--- START ---

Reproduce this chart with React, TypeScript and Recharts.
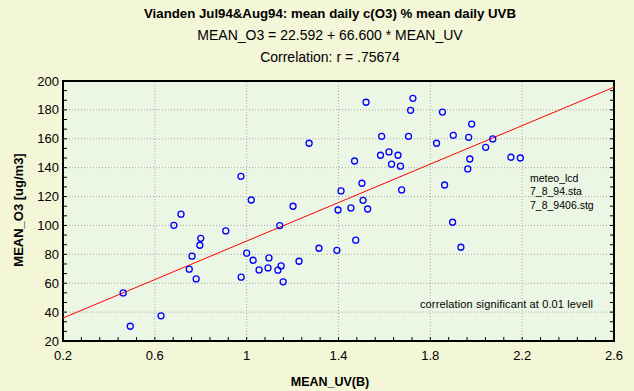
import React from 'react';
import { ScatterChart, Scatter, XAxis, YAxis, CartesianGrid, ReferenceLine, ReferenceArea } from 'recharts';

// mean daily UV(B), Jul94 & Aug94
const meanUV = [
  0.462, 0.493, 0.627, 0.683, 0.714, 0.75, 0.762, 0.78, 0.796, 0.8,
  0.909, 0.975, 0.976, 1.0, 1.02, 1.028, 1.054, 1.093, 1.097, 1.136,
  1.144, 1.15, 1.159, 1.202, 1.228, 1.272, 1.315, 1.393, 1.398, 1.411,
  1.454, 1.47, 1.475, 1.502, 1.507, 1.52, 1.527, 1.583, 1.588, 1.62,
  1.631, 1.659, 1.67, 1.675, 1.705, 1.714, 1.724, 1.827, 1.853, 1.862,
  1.897, 1.9, 1.933, 1.963, 1.967, 1.972, 1.98, 2.041, 2.072, 2.151,
  2.192,
];

// mean daily O3 [ug/m3]
const meanO3 = [
  53.3, 30.2, 37.4, 100.1, 107.8, 69.7, 78.7, 63.0, 86.3, 91.1,
  96.2, 134.0, 64.2, 80.8, 117.6, 75.9, 69.2, 70.6, 77.5, 69.0,
  99.9, 72.0, 61.0, 113.3, 75.2, 156.9, 84.2, 82.8, 110.7, 123.9,
  112.1, 144.6, 89.8, 129.2, 117.4, 185.3, 111.4, 148.6, 161.7, 150.9,
  142.4, 148.6, 141.0, 124.6, 161.7, 179.7, 188.0, 156.9, 178.5, 128.0,
  102.2, 162.4, 84.9, 139.1, 161.0, 146.0, 170.2, 154.1, 159.9, 147.2,
  146.7,
];

// regression from the title
const intercept = 22.592;
const slope = 66.6;

const xMajor = [0.2, 0.6, 1.0, 1.4, 1.8, 2.2, 2.6];
const xLabels = ['0.2', '0.6', '1', '1.4', '1.8', '2.2', '2.6'];
const yMajor = [20, 40, 60, 80, 100, 120, 140, 160, 180, 200];

const X_MIN = 0.2;
const X_MAX = 2.6;
const Y_MIN = 20;
const Y_MAX = 200;

const data = meanUV.map((x, i) => ({ x, y: meanO3[i] }));

// minor ticks: 5 per 0.4 on x, 3 per 20 on y
const xTicks: number[] = [];
for (let i = 0; i <= 30; i++) xTicks.push(+(X_MIN + i * 0.08).toFixed(4));
const yTicks: number[] = [];
for (let i = 0; i <= 27; i++) yTicks.push(+(Y_MIN + (i * 20) / 3).toFixed(4));

const font = '"Liberation Sans", Arial, sans-serif';

const isMajor = (v: number, list: number[]) => list.some((m) => Math.abs(m - v) < 1e-6);

const LeftTick = (props: any) => {
  const { x, y, payload } = props;
  const v = payload.value;
  return (
    <g>
      <line x1={x + 4} x2={x + 8} y1={y} y2={y} stroke="#000" />
      {isMajor(v, yMajor) && (
        <text x={x} y={y} dy={4.5} textAnchor="end" fontSize={13} fontFamily={font} fill="#000">
          {Math.round(v)}
        </text>
      )}
    </g>
  );
};

const RightTick = (props: any) => {
  const { x, y } = props;
  return <line x1={x} x2={x - 4} y1={y} y2={y} stroke="#000" />;
};

const BottomTick = (props: any) => {
  const { x, y, payload } = props;
  const v = payload.value;
  const idx = xMajor.findIndex((m) => Math.abs(m - v) < 1e-6);
  return (
    <g>
      <line x1={x} x2={x} y1={y} y2={y - 4} stroke="#000" />
      {idx >= 0 && (
        <text x={x} y={y + 19} textAnchor="middle" fontSize={13} fontFamily={font} fill="#000">
          {xLabels[idx]}
        </text>
      )}
    </g>
  );
};

const Dot = (props: any) => (
  <circle cx={props.cx} cy={props.cy} r={3} fill="none" stroke="#0000ff" strokeWidth={1.3} />
);

const App: React.FC = () => {
  return (
    <div style={{ position: 'absolute', left: 0, top: 0, width: 634, height: 391, background: '#f4f6d8' }}>
      <ScatterChart width={634} height={391} margin={{ top: 81, right: 0, bottom: 0, left: 0 }}>
        <CartesianGrid horizontal={false} vertical={false} fill="#ecf6e4" />
        <XAxis
          type="number"
          dataKey="x"
          domain={[X_MIN, X_MAX]}
          ticks={xTicks}
          interval={0}
          height={50}
          axisLine={false}
          tickLine={false}
          tickSize={0}
          tickMargin={0}
          tick={<BottomTick />}
          allowDataOverflow
        />
        <YAxis
          type="number"
          dataKey="y"
          domain={[Y_MIN, Y_MAX]}
          ticks={yTicks}
          interval={0}
          width={63}
          axisLine={false}
          tickLine={false}
          tickSize={0}
          tickMargin={4}
          tick={<LeftTick />}
          allowDataOverflow
        />
        <YAxis
          yAxisId="r"
          orientation="right"
          type="number"
          domain={[Y_MIN, Y_MAX]}
          ticks={yTicks}
          interval={0}
          width={20}
          axisLine={false}
          tickLine={false}
          tickSize={0}
          tickMargin={0}
          tick={<RightTick />}
          allowDataOverflow
        />
        {xMajor.slice(1, -1).map((v) => (
          <ReferenceLine key={'vx' + v} x={v} stroke="#a8a8a8" strokeDasharray="1 2" />
        ))}
        {yMajor.slice(1, -1).map((v) => (
          <ReferenceLine key={'hy' + v} y={v} stroke="#a8a8a8" strokeDasharray="1 2" />
        ))}
        <ReferenceLine
          segment={[
            { x: X_MIN, y: intercept + slope * X_MIN },
            { x: X_MAX, y: intercept + slope * X_MAX },
          ]}
          stroke="#ff0000"
          strokeWidth={1}
        />
        <Scatter data={data} shape={<Dot />} isAnimationActive={false} />
        <ReferenceArea x1={X_MIN} x2={X_MAX} y1={Y_MIN} y2={Y_MAX} fill="none" stroke="#000" strokeWidth={2} />
      </ScatterChart>
      <svg
        width={634}
        height={391}
        style={{ position: 'absolute', left: 0, top: 0, pointerEvents: 'none' }}
        fontFamily={font}
      >
        <text x={330} y={18} textAnchor="middle" fontSize={13} fontWeight="bold" textLength={372} lengthAdjust="spacingAndGlyphs">
          Vianden Jul94&amp;Aug94: mean daily c(O3) % mean daily UVB
        </text>
        <text x={330} y={40} textAnchor="middle" fontSize={14}>
          MEAN_O3 = 22.592 + 66.600 * MEAN_UV
        </text>
        <text x={330} y={62} textAnchor="middle" fontSize={14}>
          Correlation: r = .75674
        </text>
        <text x={330} y={386} textAnchor="middle" fontSize={12.5} fontWeight="bold">
          MEAN_UV(B)
        </text>
        <text
          x={0}
          y={0}
          transform="translate(23,210) rotate(-90)"
          textAnchor="middle"
          fontSize={13}
          fontWeight="bold"
        >
          MEAN_O3 [ug/m3]
        </text>
        <text x={530} y={182} fontSize={10.5}>meteo_lcd</text>
        <text x={530} y={195} fontSize={10.5}>7_8_94.sta</text>
        <text x={530} y={208.5} fontSize={10.5}>7_8_9406.stg</text>
        <text x={420} y={308} fontSize={11} textLength={173} lengthAdjust="spacing">
          correlation significant at 0.01 levell
        </text>
      </svg>
    </div>
  );
};

export default App;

--- END ---

● **TO BE DONE**: Reproduce the full material exactly, excluding the pictures.

● **ANSWER FOR THIS EXERCISE**:
Reproduce this chart with React, TypeScript and Recharts.
import React from 'react';
import { ScatterChart, Scatter, XAxis, YAxis, CartesianGrid, ReferenceLine, ReferenceArea } from 'recharts';

// mean daily UV(B), Jul94 & Aug94
const meanUV = [
  0.462, 0.493, 0.627, 0.683, 0.714, 0.75, 0.762, 0.78, 0.796, 0.8,
  0.909, 0.975, 0.976, 1.0, 1.02, 1.028, 1.054, 1.093, 1.097, 1.136,
  1.144, 1.15, 1.159, 1.202, 1.228, 1.272, 1.315, 1.393, 1.398, 1.411,
  1.454, 1.47, 1.475, 1.502, 1.507, 1.52, 1.527, 1.583, 1.588, 1.62,
  1.631, 1.659, 1.67, 1.675, 1.705, 1.714, 1.724, 1.827, 1.853, 1.862,
  1.897, 1.9, 1.933, 1.963, 1.967, 1.972, 1.98, 2.041, 2.072, 2.151,
  2.192,
];

// mean daily O3 [ug/m3]
const meanO3 = [
  53.3, 30.2, 37.4, 100.1, 107.8, 69.7, 78.7, 63.0, 86.3, 91.1,
  96.2, 134.0, 64.2, 80.8, 117.6, 75.9, 69.2, 70.6, 77.5, 69.0,
  99.9, 72.0, 61.0, 113.3, 75.2, 156.9, 84.2, 82.8, 110.7, 123.9,
  112.1, 144.6, 89.8, 129.2, 117.4, 185.3, 111.4, 148.6, 161.7, 150.9,
  142.4, 148.6, 141.0, 124.6, 161.7, 179.7, 188.0, 156.9, 178.5, 128.0,
  102.2, 162.4, 84.9, 139.1, 161.0, 146.0, 170.2, 154.1, 159.9, 147.2,
  146.7,
];

// regression from the title
const intercept = 22.592;
const slope = 66.6;

const xMajor = [0.2, 0.6, 1.0, 1.4, 1.8, 2.2, 2.6];
const xLabels = ['0.2', '0.6', '1', '1.4', '1.8', '2.2', '2.6'];
const yMajor = [20, 40, 60, 80, 100, 120, 140, 160, 180, 200];

const X_MIN = 0.2;
const X_MAX = 2.6;
const Y_MIN = 20;
const Y_MAX = 200;

const data = meanUV.map((x, i) => ({ x, y: meanO3[i] }));

// minor ticks: 5 per 0.4 on x, 3 per 20 on y
const xTicks: number[] = [];
for (let i = 0; i <= 30; i++) xTicks.push(+(X_MIN + i * 0.08).toFixed(4));
const yTicks: number[] = [];
for (let i = 0; i <= 27; i++) yTicks.push(+(Y_MIN + (i * 20) / 3).toFixed(4));

const font = '"Liberation Sans", Arial, sans-serif';

const isMajor = (v: number, list: number[]) => list.some((m) => Math.abs(m - v) < 1e-6);

const LeftTick = (props: any) => {
  const { x, y, payload } = props;
  const v = payload.value;
  return (
    <g>
      <line x1={x + 4} x2={x + 8} y1={y} y2={y} stroke="#000" />
      {isMajor(v, yMajor) && (
        <text x={x} y={y} dy={4.5} textAnchor="end" fontSize={13} fontFamily={font} fill="#000">
          {Math.round(v)}
        </text>
      )}
    </g>
  );
};

const RightTick = (props: any) => {
  const { x, y } = props;
  return <line x1={x} x2={x - 4} y1={y} y2={y} stroke="#000" />;
};

const BottomTick = (props: any) => {
  const { x, y, payload } = props;
  const v = payload.value;
  const idx = xMajor.findIndex((m) => Math.abs(m - v) < 1e-6);
  return (
    <g>
      <line x1={x} x2={x} y1={y} y2={y - 4} stroke="#000" />
      {idx >= 0 && (
        <text x={x} y={y + 19} textAnchor="middle" fontSize={13} fontFamily={font} fill="#000">
          {xLabels[idx]}
        </text>
      )}
    </g>
  );
};

const Dot = (props: any) => (
  <circle cx={props.cx} cy={props.cy} r={3} fill="none" stroke="#0000ff" strokeWidth={1.3} />
);

const App: React.FC = () => {
  return (
    <div style={{ position: 'absolute', left: 0, top: 0, width: 634, height: 391, background: '#f4f6d8' }}>
      <ScatterChart width={634} height={391} margin={{ top: 81, right: 0, bottom: 0, left: 0 }}>
        <CartesianGrid horizontal={false} vertical={false} fill="#ecf6e4" />
        <XAxis
          type="number"
          dataKey="x"
          domain={[X_MIN, X_MAX]}
          ticks={xTicks}
          interval={0}
          height={50}
          axisLine={false}
          tickLine={false}
          tickSize={0}
          tickMargin={0}
          tick={<BottomTick />}
          allowDataOverflow
        />
        <YAxis
          type="number"
          dataKey="y"
          domain={[Y_MIN, Y_MAX]}
          ticks={yTicks}
          interval={0}
          width={63}
          axisLine={false}
          tickLine={false}
          tickSize={0}
          tickMargin={4}
          tick={<LeftTick />}
          allowDataOverflow
        />
        <YAxis
          yAxisId="r"
          orientation="right"
          type="number"
          domain={[Y_MIN, Y_MAX]}
          ticks={yTicks}
          interval={0}
          width={20}
          axisLine={false}
          tickLine={false}
          tickSize={0}
          tickMargin={0}
          tick={<RightTick />}
          allowDataOverflow
        />
        {xMajor.slice(1, -1).map((v) => (
          <ReferenceLine key={'vx' + v} x={v} stroke="#a8a8a8" strokeDasharray="1 2" />
        ))}
        {yMajor.slice(1, -1).map((v) => (
          <ReferenceLine key={'hy' + v} y={v} stroke="#a8a8a8" strokeDasharray="1 2" />
        ))}
        <ReferenceLine
          segment={[
            { x: X_MIN, y: intercept + slope * X_MIN },
            { x: X_MAX, y: intercept + slope * X_MAX },
          ]}
          stroke="#ff0000"
          strokeWidth={1}
        />
        <Scatter data={data} shape={<Dot />} isAnimationActive={false} />
        <ReferenceArea x1={X_MIN} x2={X_MAX} y1={Y_MIN} y2={Y_MAX} fill="none" stroke="#000" strokeWidth={2} />
      </ScatterChart>
      <svg
        width={634}
        height={391}
        style={{ position: 'absolute', left: 0, top: 0, pointerEvents: 'none' }}
        fontFamily={font}
      >
        <text x={330} y={18} textAnchor="middle" fontSize={13} fontWeight="bold" textLength={372} lengthAdjust="spacingAndGlyphs">
          Vianden Jul94&amp;Aug94: mean daily c(O3) % mean daily UVB
        </text>
        <text x={330} y={40} textAnchor="middle" fontSize={14}>
          MEAN_O3 = 22.592 + 66.600 * MEAN_UV
        </text>
        <text x={330} y={62} textAnchor="middle" fontSize={14}>
          Correlation: r = .75674
        </text>
        <text x={330} y={386} textAnchor="middle" fontSize={12.5} fontWeight="bold">
          MEAN_UV(B)
        </text>
        <text
          x={0}
          y={0}
          transform="translate(23,210) rotate(-90)"
          textAnchor="middle"
          fontSize={13}
          fontWeight="bold"
        >
          MEAN_O3 [ug/m3]
        </text>
        <text x={530} y={182} fontSize={10.5}>meteo_lcd</text>
        <text x={530} y={195} fontSize={10.5}>7_8_94.sta</text>
        <text x={530} y={208.5} fontSize={10.5}>7_8_9406.stg</text>
        <text x={420} y={308} fontSize={11} textLength={173} lengthAdjust="spacing">
          correlation significant at 0.01 levell
        </text>
      </svg>
    </div>
  );
};

export default App;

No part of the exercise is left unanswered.